• [Source material]
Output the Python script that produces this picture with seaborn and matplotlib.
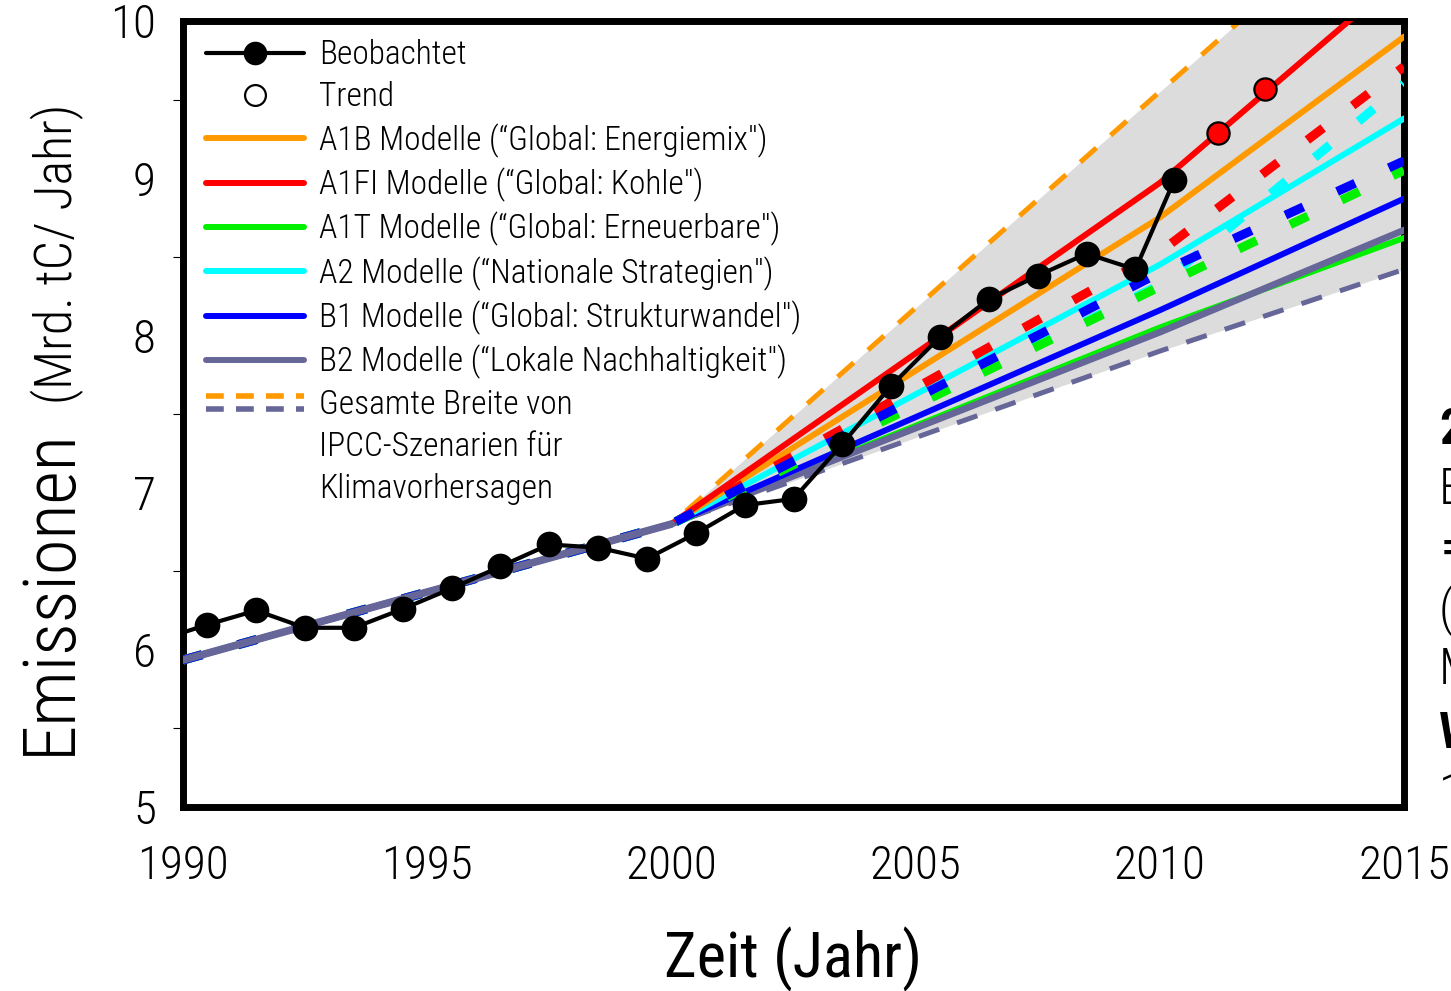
import numpy as np
import pandas as pd
import matplotlib
matplotlib.use("Agg")
import matplotlib.pyplot as plt
import seaborn as sns
from matplotlib.lines import Line2D
from matplotlib.legend_handler import HandlerBase

# -----------------------------
# Data
# -----------------------------
obs_years = [1989.5, 1990.5, 1991.5, 1992.5, 1993.5, 1994.5, 1995.5, 1996.5, 1997.5,
             1998.5, 1999.5, 2000.5, 2001.5, 2002.5, 2003.5, 2004.5, 2005.5, 2006.5,
             2007.5, 2008.5, 2009.5, 2010.3]
obs_emis = [6.06, 6.16, 6.25, 6.14, 6.14, 6.26, 6.39, 6.53, 6.67,
            6.65, 6.58, 6.74, 6.92, 6.96, 7.31, 7.68, 7.99, 8.23,
            8.38, 8.52, 8.42, 8.99]

trend_years = [2011.2, 2012.15]
trend_emis = [9.29, 9.57]

hist_years = [1990, 2000]
hist_emis = [5.935, 6.80]

scen_years = [1990, 2000, 2010, 2015]
a1b = [5.935, 6.80, 8.75, 9.90]
a1fi = [5.935, 6.80, 8.97, 10.30]
a1t = [5.935, 6.80, 8.05, 8.62]
a2 = [5.935, 6.80, 8.45, 9.38]
b1 = [5.935, 6.80, 8.16, 8.87]
b2 = [5.935, 6.80, 8.02, 8.67]
a1fi_dot = [5.935, 6.80, 8.53, 9.71]
a2_dot = [5.935, 6.80, 8.32, 9.60]
a1t_dot = [5.935, 6.80, 8.31, 9.05]
b1_dot = [5.935, 6.80, 8.40, 9.11]
range_hi = [5.935, 6.80, 9.55, 10.92]
range_lo = [5.935, 6.80, 7.90, 8.42]

legend_labels = ["Beobachtet", "Trend",
                 "A1B Modelle (\u201cGlobal: Energiemix\u2033)",
                 "A1FI Modelle (\u201cGlobal: Kohle\u2033)",
                 "A1T Modelle (\u201cGlobal: Erneuerbare\u2033)",
                 "A2 Modelle (\u201cNationale Strategien\u2033)",
                 "B1 Modelle (\u201cGlobal: Strukturwandel\u2033)",
                 "B2 Modelle (\u201cLokale Nachhaltigkeit\u2033)",
                 "Gesamte Breite von", "IPCC-Szenarien f\u00fcr", "Klimavorhersagen"]

ORANGE = "#FF9900"
RED = "#FF0000"
GREEN = "#00F000"
CYAN = "#00FFFF"
BLUE = "#0000FF"
SLATE = "#666699"
FILL = "#DCDCDC"

sns.set_style("white")
FONT = ["Roboto Condensed", "DejaVu Sans"]
plt.rcParams["font.family"] = FONT
plt.rcParams["font.weight"] = 300
plt.rcParams["text.color"] = "black"
plt.rcParams["axes.labelcolor"] = "black"
plt.rcParams["xtick.color"] = "black"
plt.rcParams["ytick.color"] = "black"

W, H = 1451, 991
fig = plt.figure(figsize=(W / 100, H / 100), dpi=100)
ax = fig.add_axes([183 / W, 1 - 807 / H, (1404 - 183) / W, (807 - 21) / H])

# shaded range of all scenarios
ax.fill_between(scen_years, range_lo, range_hi, color=FILL, lw=0, zorder=0.5)

dash_range = (0, (4.3, 3.8))
dash_dot = (0, (2.2, 4.1))

sns.lineplot(x=scen_years, y=range_hi, ax=ax, color=ORANGE, lw=3.6, linestyle=dash_range, zorder=2)
sns.lineplot(x=scen_years, y=range_lo, ax=ax, color=SLATE, lw=3.6, linestyle=dash_range, zorder=2)

# solid model lines
sns.lineplot(x=scen_years, y=a1t, ax=ax, color=GREEN, lw=4.3, zorder=3)
sns.lineplot(x=scen_years, y=b2, ax=ax, color=SLATE, lw=4.8, zorder=3)
sns.lineplot(x=scen_years, y=b1, ax=ax, color=BLUE, lw=4.3, zorder=3)
sns.lineplot(x=scen_years, y=a2, ax=ax, color=CYAN, lw=4.3, zorder=3)
sns.lineplot(x=scen_years, y=a1b, ax=ax, color=ORANGE, lw=4.3, zorder=3)
sns.lineplot(x=scen_years, y=a1fi, ax=ax, color=RED, lw=4.3, zorder=3)

# dotted model lines
sns.lineplot(x=scen_years, y=a1fi_dot, ax=ax, color=RED, lw=6.5, linestyle=dash_dot, zorder=4)
sns.lineplot(x=scen_years, y=a2_dot, ax=ax, color=CYAN, lw=6.5, linestyle=dash_dot, zorder=4)
sns.lineplot(x=scen_years, y=a1t_dot, ax=ax, color=GREEN, lw=6.5, linestyle=dash_dot, zorder=4)
sns.lineplot(x=scen_years, y=b1_dot, ax=ax, color=BLUE, lw=6.5, linestyle=dash_dot, zorder=4)

# common history before 2000
sns.lineplot(x=hist_years, y=hist_emis, ax=ax, color=SLATE, lw=5.5, zorder=5)

# observations and trend
sns.lineplot(x=obs_years, y=obs_emis, ax=ax, color="black", lw=3, marker="o",
             markersize=18.5, markeredgewidth=0, zorder=6)
sns.scatterplot(x=trend_years, y=trend_emis, ax=ax, color=RED, s=16 ** 2,
                edgecolor="black", linewidth=1.6, zorder=7)

ax.set_xlim(1990, 2015)
ax.set_ylim(5, 10)
ax.set_xticks(range(1990, 2016, 5))
ax.set_yticks(range(5, 11))
ax.set_yticks(np.arange(5.5, 10, 1.0), minor=True)
ax.tick_params(axis="both", which="major", direction="out", length=8.6, width=2.2,
               labelsize=34, color="black")
ax.tick_params(axis="y", which="major", pad=11)
ax.tick_params(axis="x", which="major", pad=18)
ax.tick_params(axis="y", which="minor", direction="out", length=7, width=0.8, left=True)
for sp in ax.spines.values():
    sp.set_visible(True)
    sp.set_linewidth(5)
    sp.set_color("black")

ax.set_xlabel("Zeit (Jahr)", fontsize=45, labelpad=28)


# legend handle for the range: two stacked dashed lines
class DoubleDashHandler(HandlerBase):
    def create_artists(self, legend, orig_handle, xdescent, ydescent, width, height, fontsize, trans):
        mid = height / 2 - ydescent
        off = 0.2 * fontsize
        arts = []
        for dy, h in zip((off, -off), orig_handle):
            ln = Line2D([-xdescent, width - xdescent], [mid + dy, mid + dy])
            ln.update_from(h)
            ln.set_transform(trans)
            arts.append(ln)
        return arts


leg_dash = (0, (3.2, 2.2))
handles = [
    Line2D([], [], color="black", lw=3, marker="o", markersize=17, markeredgewidth=0),
    Line2D([], [], ls="none", marker="o", markersize=15, markerfacecolor="white",
           markeredgecolor="black", markeredgewidth=1.6),
    Line2D([], [], color=ORANGE, lw=4.3),
    Line2D([], [], color=RED, lw=4.3),
    Line2D([], [], color=GREEN, lw=4.3),
    Line2D([], [], color=CYAN, lw=4.3),
    Line2D([], [], color=BLUE, lw=4.3),
    Line2D([], [], color=SLATE, lw=4.3),
    (Line2D([], [], color=ORANGE, lw=4, linestyle=leg_dash),
     Line2D([], [], color=SLATE, lw=4, linestyle=leg_dash)),
    Line2D([], [], color="none"),
    Line2D([], [], color="none"),
]
ax.legend(handles, legend_labels, loc="upper left", bbox_to_anchor=(0.005, 0.998), frameon=False,
          fontsize=24, handlelength=2.94, handletextpad=0.45, labelspacing=0.30,
          borderaxespad=0.1, borderpad=0.4, numpoints=1,
          handler_map={tuple: DoubleDashHandler()})

# y-axis label in two sizes
emis_txt = fig.text(70 / W, 1 - 755 / H, "Emissionen", rotation=90, rotation_mode="anchor",
                    ha="left", va="baseline", fontsize=52.5)
fig.canvas.draw()
bb = emis_txt.get_window_extent()
fig.text(72 / W, (bb.y1 + 24) / H, "(Mrd. tC/ Jahr)", rotation=90, rotation_mode="anchor",
         ha="left", va="baseline", fontsize=37.5)

# text from the neighbouring panel, cut at the image edge
edge_chars = ["2", "E", "\u2259", "(", "M", "W", "1"]
edge_bold = [True, False, False, False, False, True, False]
edge_y = [430, 490, 550, 610, 670, 735, 795]
for ch, bold, yy in zip(edge_chars, edge_bold, edge_y):
    fig.text(1439 / W, 1 - yy / H, ch, fontsize=36, ha="left", va="center",
             fontweight="bold" if bold else 300, family=FONT)

fig.savefig("out.png", dpi=100)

• [What the task requires] Everything from the top line of the data down to and including the line with "from matplotlib.legend_handler import" is to be copied, except the pictures.

• [Answer]
Output the Python script that produces this picture with seaborn and matplotlib.
import numpy as np
import pandas as pd
import matplotlib
matplotlib.use("Agg")
import matplotlib.pyplot as plt
import seaborn as sns
from matplotlib.lines import Line2D
from matplotlib.legend_handler import HandlerBase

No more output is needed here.